You can use tuples to convey to anyone reading your code that you don’t intend for that sequence of values to change. If you need an ordered sequence of values that never changes, use a tuple. A second benefit of using tuples instead of lists is that, because they are immutable and their contents don’t change, Python can implement some optimizations that make code using tuples slightly faster than code using lists.

### Converting Types with the *list()* and *tuple()* Functions

Just like how `str(42)` will return '42', the string representation of the integer 42, the functions `list()` and `tuple()` will return list and tuple versions of the values passed to them.
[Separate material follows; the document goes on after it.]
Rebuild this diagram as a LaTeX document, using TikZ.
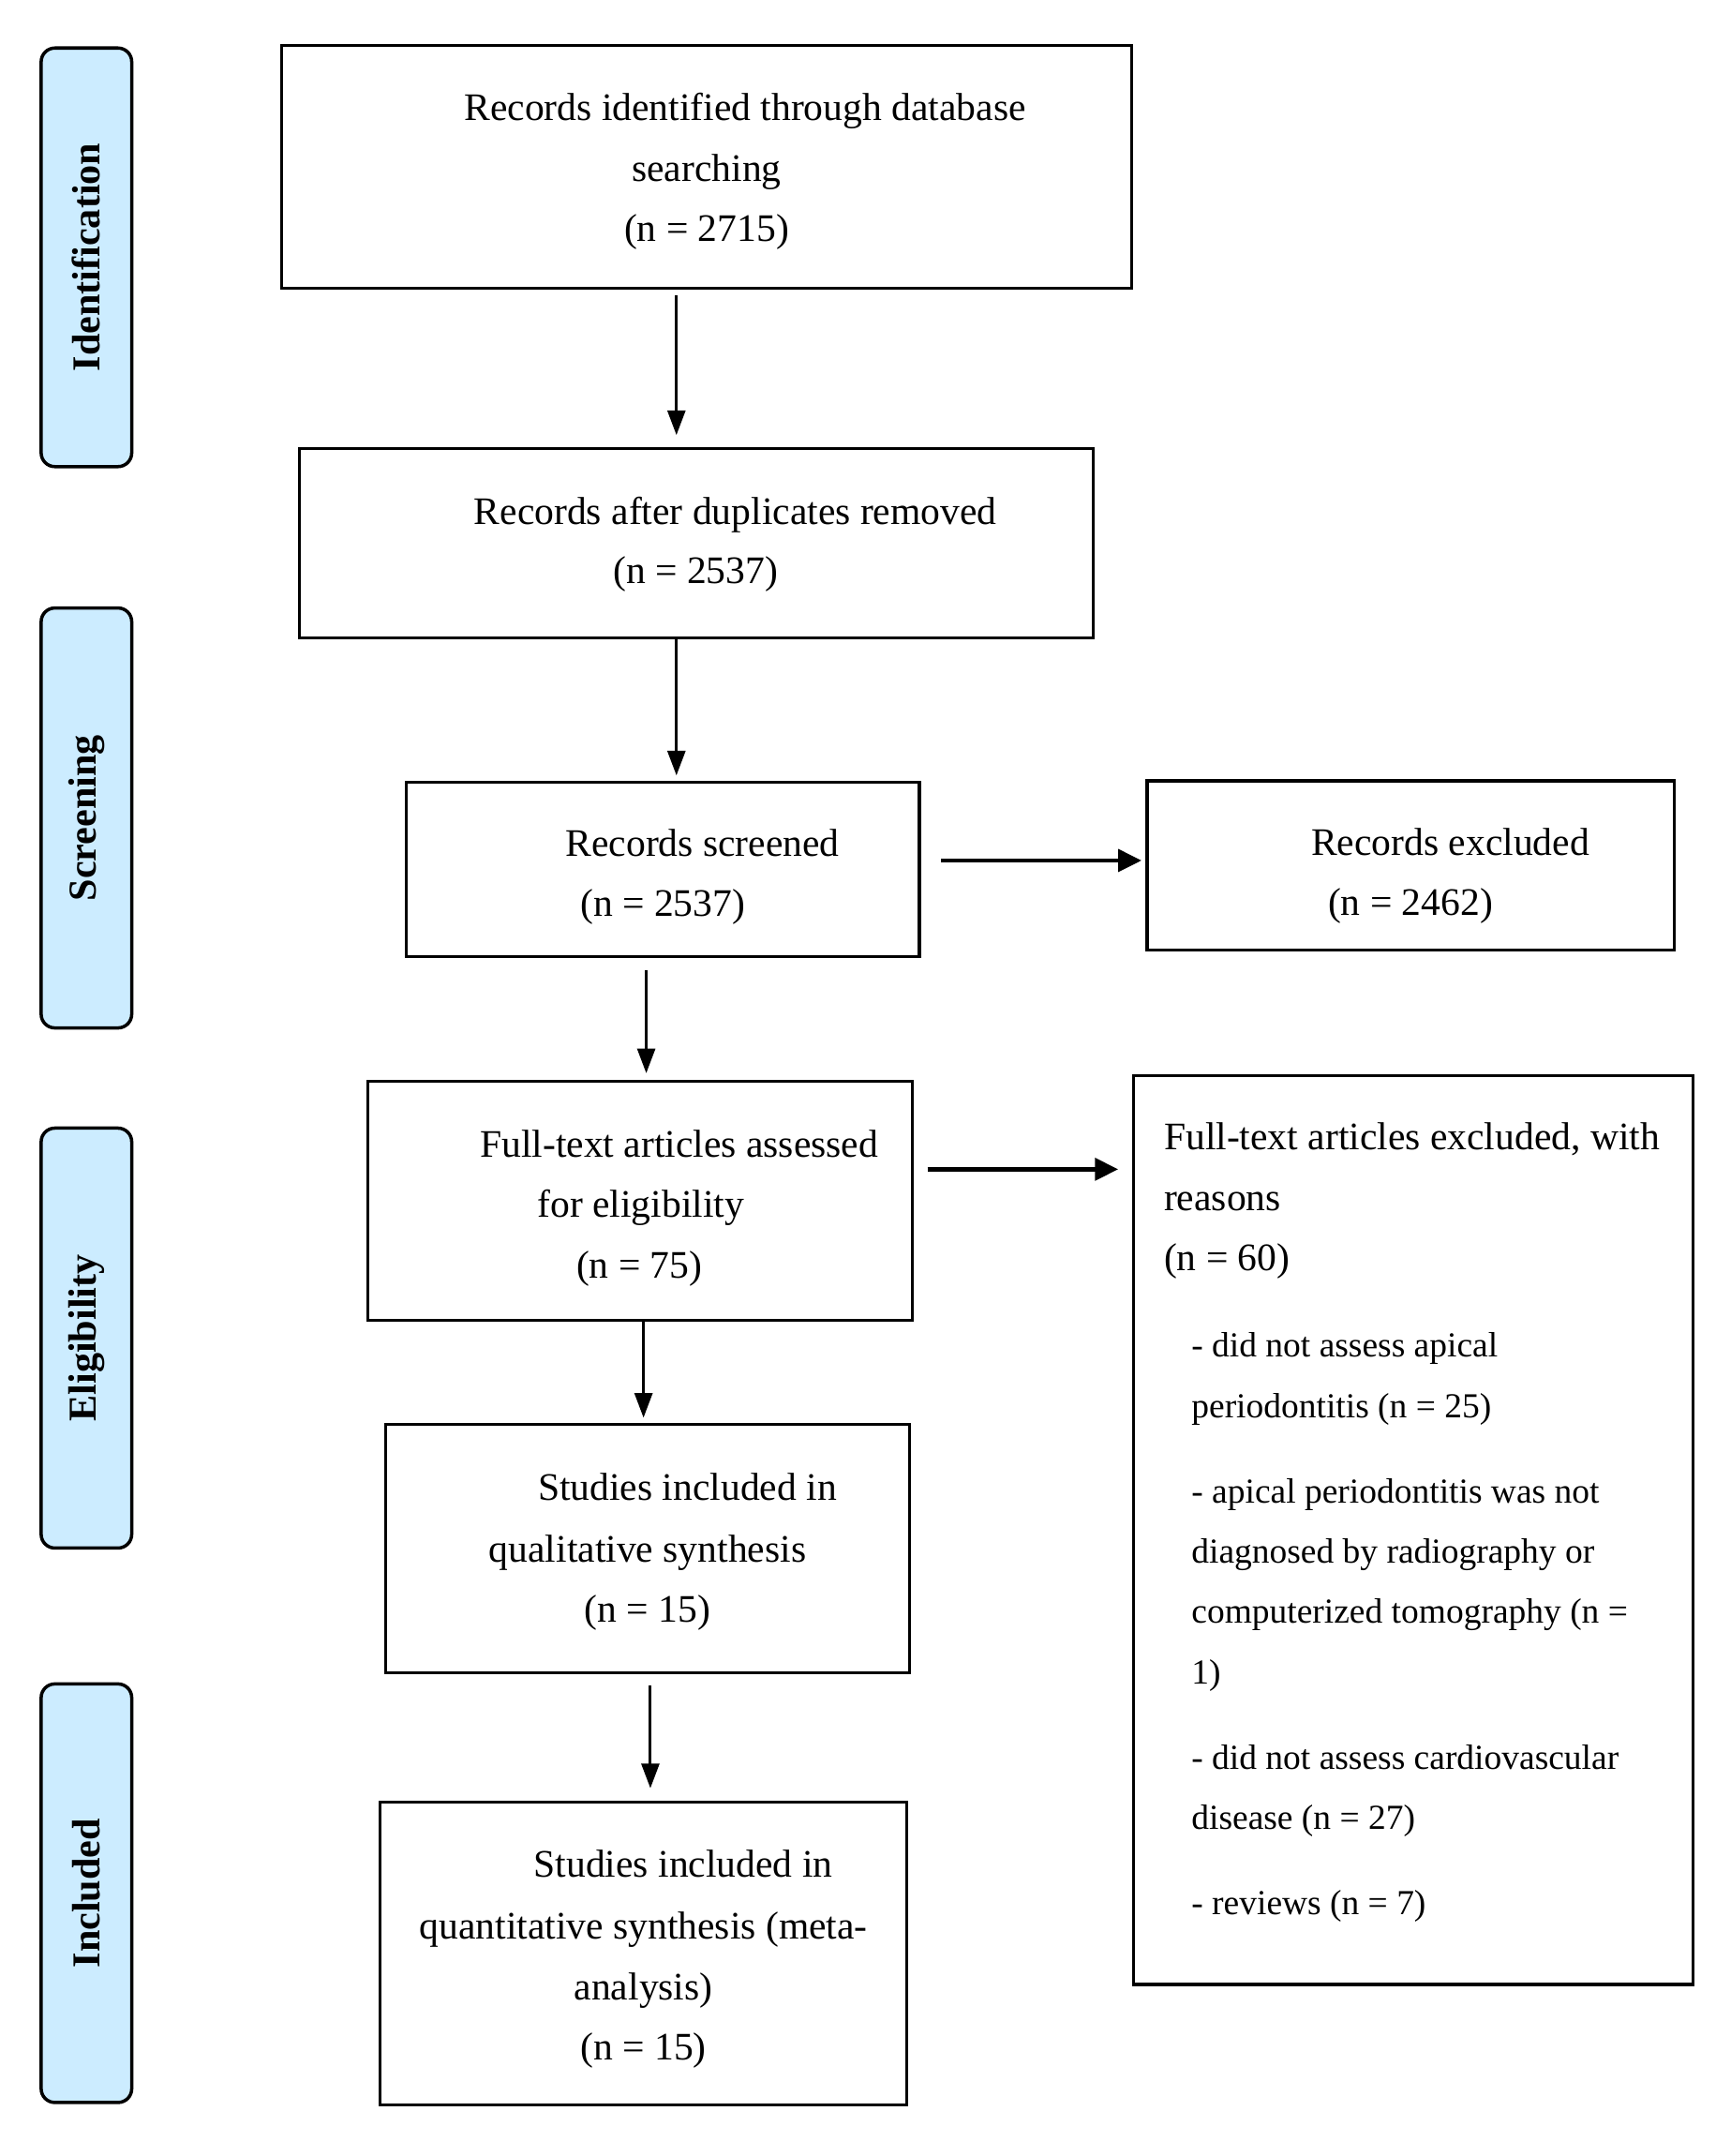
\documentclass[tikz,border=0pt]{standalone}
\usepackage{fontspec}
\setmainfont{Liberation Serif}
\usetikzlibrary{arrows.meta}
\definecolor{stagefill}{RGB}{204,236,255}
\begin{document}
\begin{tikzpicture}[x=0.5pt,y=-0.5pt,
  box/.style={draw, line width=1.1pt, anchor=north west, inner sep=0pt, outer sep=0pt},
  stage/.style={draw, line width=1.2pt, fill=stagefill, rounded corners=5pt, anchor=north west, minimum width=33pt, inner sep=0pt, outer sep=0pt},
  stagetxt/.style={rotate=90, inner sep=0pt, font=\fontsize{14.4}{17}\selectfont\bfseries},
  main/.style={anchor=base, inner sep=0pt, font=\fontsize{14.2}{22}\selectfont},
  mainl/.style={main, anchor=base west},
  small/.style={anchor=base west, inner sep=0pt, font=\fontsize{12.8}{22}\selectfont},
  varr/.style={-{Triangle[length=9pt,width=6.5pt]}, line width=1pt},
  harr/.style={-{Triangle[length=8.5pt,width=8pt]}, line width=1.6pt}]
\useasboundingbox (0,0) rectangle (1250,1571);

% stage labels
\node[stage, minimum height=152.5pt] (s1) at (30,35) {};
\node[stagetxt] (s1t) at (s1.center) {Identification};
\node[stage, minimum height=153pt] (s2) at (30,443) {};
\node[stagetxt] (s2t) at (s2.center) {Screening};
\node[stage, minimum height=153pt] (s3) at (30,822) {};
\node[stagetxt] (s3t) at (s3.center) {Eligibility};
\node[stage, minimum height=152.5pt] (s4) at (30,1227) {};
\node[stagetxt] (s4t) at (s4.center) {Included};

% boxes
\node[box, minimum width=310pt, minimum height=88.5pt] (b1) at (205,33) {};
\node[box, minimum width=289.5pt, minimum height=69pt] (b2) at (218,327) {};
\node[box, minimum width=187pt, minimum height=63.5pt] (b3) at (296,570) {};
\node[box, minimum width=192pt, minimum height=61.5pt] (b4) at (836,569) {};
\node[box, minimum width=198.5pt, minimum height=87pt] (b5) at (268,788) {};
\node[box, minimum width=204pt, minimum height=331pt] (b6) at (826,784) {};
\node[box, minimum width=191pt, minimum height=90.5pt] (b7) at (281,1038) {};
\node[box, minimum width=192pt, minimum height=110.5pt] (b8) at (277,1313) {};

% texts
\node[main] (t1a) at (543,88) {Records identified through database};
\node[main] (t1b) at (515,132) {searching};
\node[main] (t1c) at (515,176) {(n = 2715)};
\node[main] (t2a) at (536,382) {Records after duplicates removed};
\node[main] (t2b) at (507,425) {(n = 2537)};
\node[main] (t3a) at (512,624) {Records screened};
\node[main] (t3b) at (483,668) {(n = 2537)};
\node[main] (t4a) at (1057,623) {Records excluded};
\node[main] (t4b) at (1028,667) {(n = 2462)};
\node[main] (t5a) at (495,843) {Full-text articles assessed};
\node[main] (t5b) at (467,887) {for eligibility};
\node[main] (t5c) at (466,931) {(n = 75)};
\node[mainl] (t6a) at (848,838) {Full-text articles excluded, with};
\node[mainl] (t6b) at (848,882) {reasons};
\node[mainl] (t6c) at (848,926) {(n = 60)};
\node[small] (t6d) at (868,989) {- did not assess apical};
\node[small] (t6e) at (868,1033) {periodontitis (n = 25)};
\node[small] (t6f) at (868,1095) {- apical periodontitis was not};
\node[small] (t6g) at (868,1139) {diagnosed by radiography or};
\node[small] (t6h) at (868,1183) {computerized tomography (n =};
\node[small] (t6i) at (868,1227) {1)};
\node[small] (t6j) at (868,1289) {- did not assess cardiovascular};
\node[small] (t6k) at (868,1333) {disease (n = 27)};
\node[small] (t6l) at (868,1395) {- reviews (n = 7)};
\node[main] (t7a) at (501,1093) {Studies included in};
\node[main] (t7b) at (472,1138) {qualitative synthesis};
\node[main] (t7c) at (472,1182) {(n = 15)};
\node[main] (t8a) at (498,1368) {Studies included in};
\node[main] (t8b) at (469,1413) {quantitative synthesis (meta-};
\node[main] (t8c) at (469,1457) {analysis)};
\node[main] (t8d) at (469,1501) {(n = 15)};

% arrow guide coordinates
\coordinate (xa1) at (493,0);
\coordinate (xa3) at (471,0);
\coordinate (xa4) at (469,0);
\coordinate (xa5) at (474,0);
\coordinate (yh1) at (0,627);
\coordinate (yh2) at (0,852);

% connectors
\draw[varr, shorten <=2.5pt, shorten >=5pt] (b1.south -| xa1) -- (b2.north -| xa1);
\draw[varr, shorten >=2.5pt] (b2.south -| xa1) -- (b3.north -| xa1);
\draw[varr, shorten <=5pt, shorten >=3pt] (b3.south -| xa3) -- (b5.north -| xa3);
\draw[varr, shorten >=2.5pt] (b5.south -| xa4) -- (b7.north -| xa4);
\draw[varr, shorten <=4.5pt, shorten >=5pt] (b7.south -| xa5) -- (b8.north -| xa5);
\draw[harr, shorten <=8pt, shorten >=2pt] (b3.east |- yh1) -- (b4.west |- yh1);
\draw[harr, shorten <=5.5pt, shorten >=5.5pt] (b5.east |- yh2) -- (b6.west |- yh2);
\end{tikzpicture}
\end{document}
Enter the following into the cell, and notice that the return value is of a different data type than the value passed:

In [104]:
tuple(['cat', 'dog', 5])

('cat', 'dog', 5)

In [105]:
list(('cat', 'dog', 5))

['cat', 'dog', 5]

In [106]:
list('hello')

['h', 'e', 'l', 'l', 'o']

Converting a tuple to a list is handy if you need a mutable version of a tuple value.

## Summary

Lists are useful data types since they allow you to write code that works on a modifiable number of values in a single variable.

Lists are **mutable**, meaning that their contents can change. Tuples and strings, although list-like in some respects, are immutable and cannot be changed. A variable that contains a tuple or string value can be overwritten with a new tuple or string value, but this is not the same thing as modifying the existing value in place—like, say, the **append()** or **remove()** methods do on lists.